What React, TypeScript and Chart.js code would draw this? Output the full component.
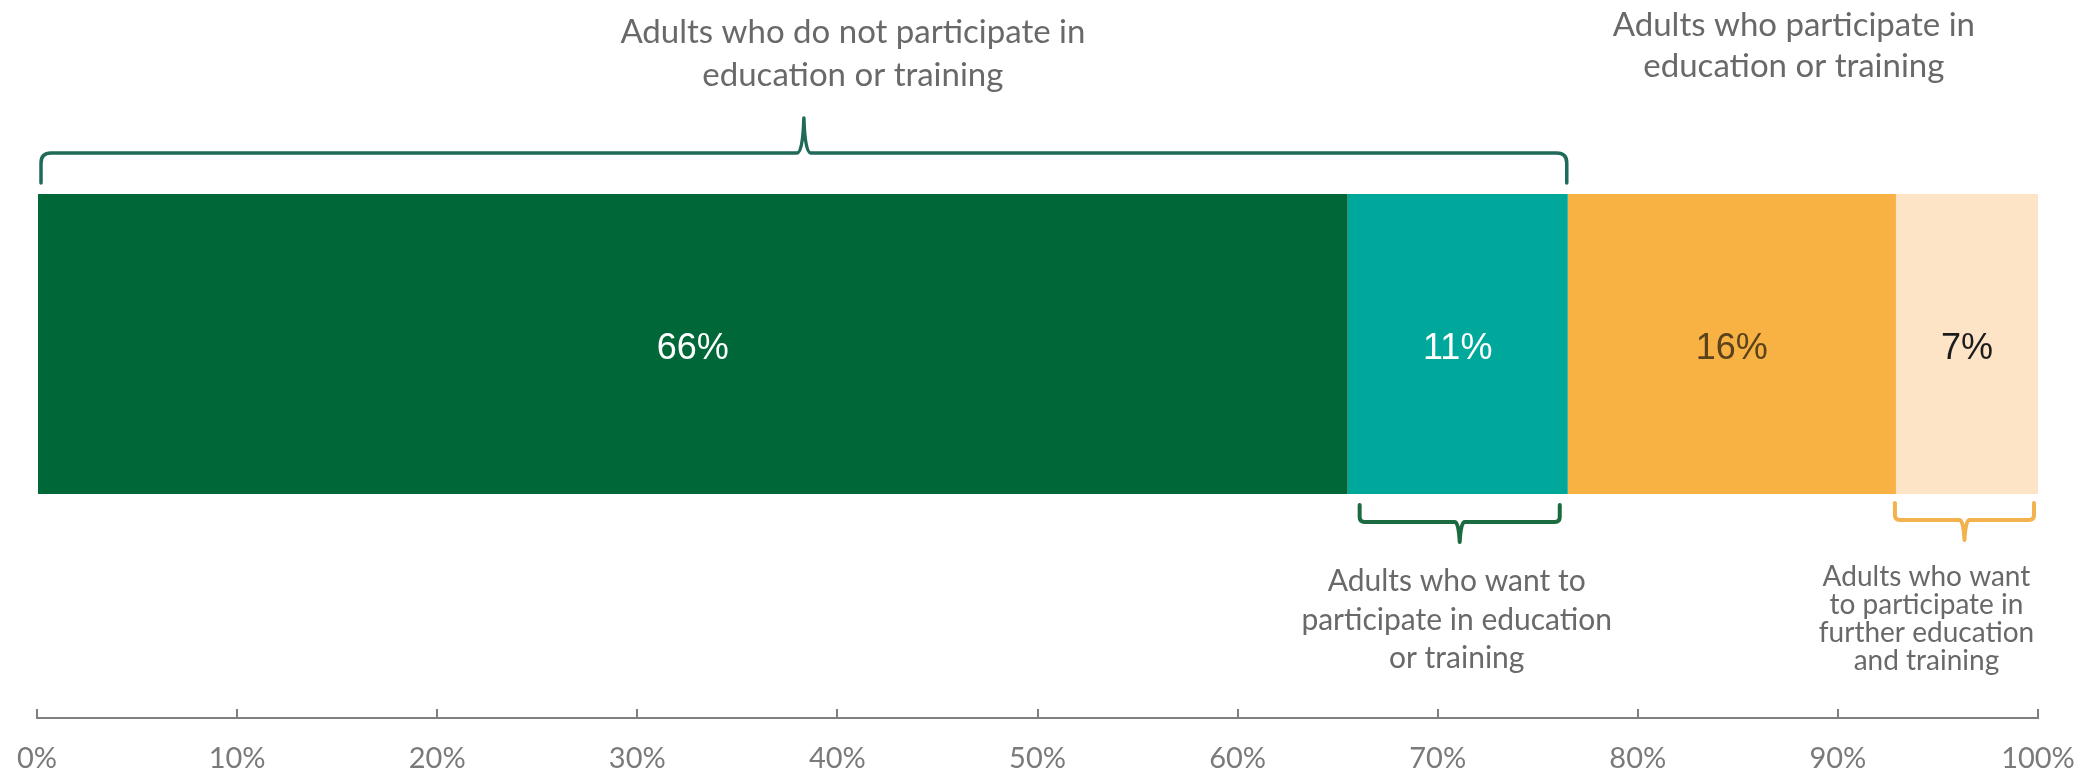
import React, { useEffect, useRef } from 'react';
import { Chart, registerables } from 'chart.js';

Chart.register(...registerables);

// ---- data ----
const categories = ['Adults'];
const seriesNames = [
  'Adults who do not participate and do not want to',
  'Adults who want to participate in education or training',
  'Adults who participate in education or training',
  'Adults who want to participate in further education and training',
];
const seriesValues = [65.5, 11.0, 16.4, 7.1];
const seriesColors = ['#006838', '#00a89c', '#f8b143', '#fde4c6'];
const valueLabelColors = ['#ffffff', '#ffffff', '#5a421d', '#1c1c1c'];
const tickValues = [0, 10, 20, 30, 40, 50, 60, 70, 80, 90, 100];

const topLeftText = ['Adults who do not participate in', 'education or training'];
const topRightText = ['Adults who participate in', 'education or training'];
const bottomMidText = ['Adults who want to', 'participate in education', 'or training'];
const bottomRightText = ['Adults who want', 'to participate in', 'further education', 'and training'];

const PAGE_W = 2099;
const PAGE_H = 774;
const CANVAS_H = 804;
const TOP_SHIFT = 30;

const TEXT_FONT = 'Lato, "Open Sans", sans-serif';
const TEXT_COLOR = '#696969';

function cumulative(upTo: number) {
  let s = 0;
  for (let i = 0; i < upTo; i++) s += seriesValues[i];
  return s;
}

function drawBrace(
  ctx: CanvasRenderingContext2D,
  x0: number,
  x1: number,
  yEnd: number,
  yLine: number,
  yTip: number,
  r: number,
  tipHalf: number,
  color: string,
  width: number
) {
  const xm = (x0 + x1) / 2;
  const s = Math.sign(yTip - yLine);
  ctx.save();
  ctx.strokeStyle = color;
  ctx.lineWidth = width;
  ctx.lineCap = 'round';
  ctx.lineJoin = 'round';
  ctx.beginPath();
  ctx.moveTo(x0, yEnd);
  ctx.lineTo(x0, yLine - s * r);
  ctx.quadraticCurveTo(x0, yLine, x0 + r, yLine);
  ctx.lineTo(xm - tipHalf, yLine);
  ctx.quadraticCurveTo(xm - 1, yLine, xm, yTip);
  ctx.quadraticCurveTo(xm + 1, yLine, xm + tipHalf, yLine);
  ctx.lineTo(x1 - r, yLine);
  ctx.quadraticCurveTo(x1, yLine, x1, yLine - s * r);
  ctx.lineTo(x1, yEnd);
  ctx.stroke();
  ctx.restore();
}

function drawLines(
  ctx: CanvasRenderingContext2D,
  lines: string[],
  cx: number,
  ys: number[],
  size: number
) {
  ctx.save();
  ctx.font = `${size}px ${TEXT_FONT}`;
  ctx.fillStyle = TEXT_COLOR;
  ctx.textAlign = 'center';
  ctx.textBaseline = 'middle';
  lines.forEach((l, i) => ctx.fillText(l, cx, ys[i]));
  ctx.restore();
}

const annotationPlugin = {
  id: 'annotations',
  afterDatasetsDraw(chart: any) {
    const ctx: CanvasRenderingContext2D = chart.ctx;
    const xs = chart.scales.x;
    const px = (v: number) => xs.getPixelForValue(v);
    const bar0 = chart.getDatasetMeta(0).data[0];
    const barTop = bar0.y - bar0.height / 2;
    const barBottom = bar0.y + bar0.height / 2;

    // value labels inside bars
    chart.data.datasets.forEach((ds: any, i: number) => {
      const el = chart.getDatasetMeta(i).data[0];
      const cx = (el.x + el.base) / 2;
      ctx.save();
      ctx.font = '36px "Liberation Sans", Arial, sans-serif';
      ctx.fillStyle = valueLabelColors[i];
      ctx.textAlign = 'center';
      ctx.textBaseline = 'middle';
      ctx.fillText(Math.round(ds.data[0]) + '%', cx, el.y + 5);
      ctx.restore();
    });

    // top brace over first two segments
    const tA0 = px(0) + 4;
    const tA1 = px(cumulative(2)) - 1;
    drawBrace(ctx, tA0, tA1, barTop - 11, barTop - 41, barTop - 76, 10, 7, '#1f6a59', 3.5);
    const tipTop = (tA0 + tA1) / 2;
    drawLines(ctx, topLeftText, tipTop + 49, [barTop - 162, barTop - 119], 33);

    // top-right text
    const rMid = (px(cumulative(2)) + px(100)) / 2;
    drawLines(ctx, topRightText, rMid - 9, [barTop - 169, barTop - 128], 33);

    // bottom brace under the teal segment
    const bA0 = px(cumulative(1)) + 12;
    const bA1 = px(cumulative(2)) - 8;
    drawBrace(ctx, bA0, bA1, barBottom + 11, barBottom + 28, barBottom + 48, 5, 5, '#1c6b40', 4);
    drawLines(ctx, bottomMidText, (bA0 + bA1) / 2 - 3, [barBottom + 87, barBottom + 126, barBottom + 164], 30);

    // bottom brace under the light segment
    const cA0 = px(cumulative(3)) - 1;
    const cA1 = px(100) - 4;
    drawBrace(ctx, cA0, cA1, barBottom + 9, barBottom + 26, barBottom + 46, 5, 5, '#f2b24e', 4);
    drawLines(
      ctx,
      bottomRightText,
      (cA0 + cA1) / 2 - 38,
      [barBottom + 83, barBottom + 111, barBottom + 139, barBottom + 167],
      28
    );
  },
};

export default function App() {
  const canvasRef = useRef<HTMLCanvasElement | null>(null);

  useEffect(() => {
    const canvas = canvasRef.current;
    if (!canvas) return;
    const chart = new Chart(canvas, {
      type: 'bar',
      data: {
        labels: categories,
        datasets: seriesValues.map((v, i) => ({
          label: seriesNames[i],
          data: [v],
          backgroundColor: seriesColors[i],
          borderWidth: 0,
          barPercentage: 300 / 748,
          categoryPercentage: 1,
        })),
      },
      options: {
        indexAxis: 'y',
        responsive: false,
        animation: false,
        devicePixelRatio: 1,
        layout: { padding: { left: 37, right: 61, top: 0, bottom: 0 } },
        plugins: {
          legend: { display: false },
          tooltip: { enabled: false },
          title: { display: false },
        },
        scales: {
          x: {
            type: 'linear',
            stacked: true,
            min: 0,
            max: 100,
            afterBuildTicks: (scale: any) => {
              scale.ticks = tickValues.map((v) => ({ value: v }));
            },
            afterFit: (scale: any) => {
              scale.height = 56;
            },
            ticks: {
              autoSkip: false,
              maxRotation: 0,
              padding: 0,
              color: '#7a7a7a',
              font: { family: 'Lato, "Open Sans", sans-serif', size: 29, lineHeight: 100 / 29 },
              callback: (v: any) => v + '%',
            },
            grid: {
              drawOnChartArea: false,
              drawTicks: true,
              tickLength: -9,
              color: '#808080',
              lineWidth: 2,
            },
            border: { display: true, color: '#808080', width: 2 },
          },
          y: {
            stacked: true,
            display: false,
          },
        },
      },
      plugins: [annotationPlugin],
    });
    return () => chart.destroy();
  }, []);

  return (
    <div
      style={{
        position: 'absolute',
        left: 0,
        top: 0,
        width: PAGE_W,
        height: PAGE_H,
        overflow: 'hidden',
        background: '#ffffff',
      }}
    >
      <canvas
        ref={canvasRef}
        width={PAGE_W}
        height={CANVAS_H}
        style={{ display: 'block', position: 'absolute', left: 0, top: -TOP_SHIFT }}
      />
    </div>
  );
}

==*==

From the listing, tally every line with the word "React" in it and give only the tally.

2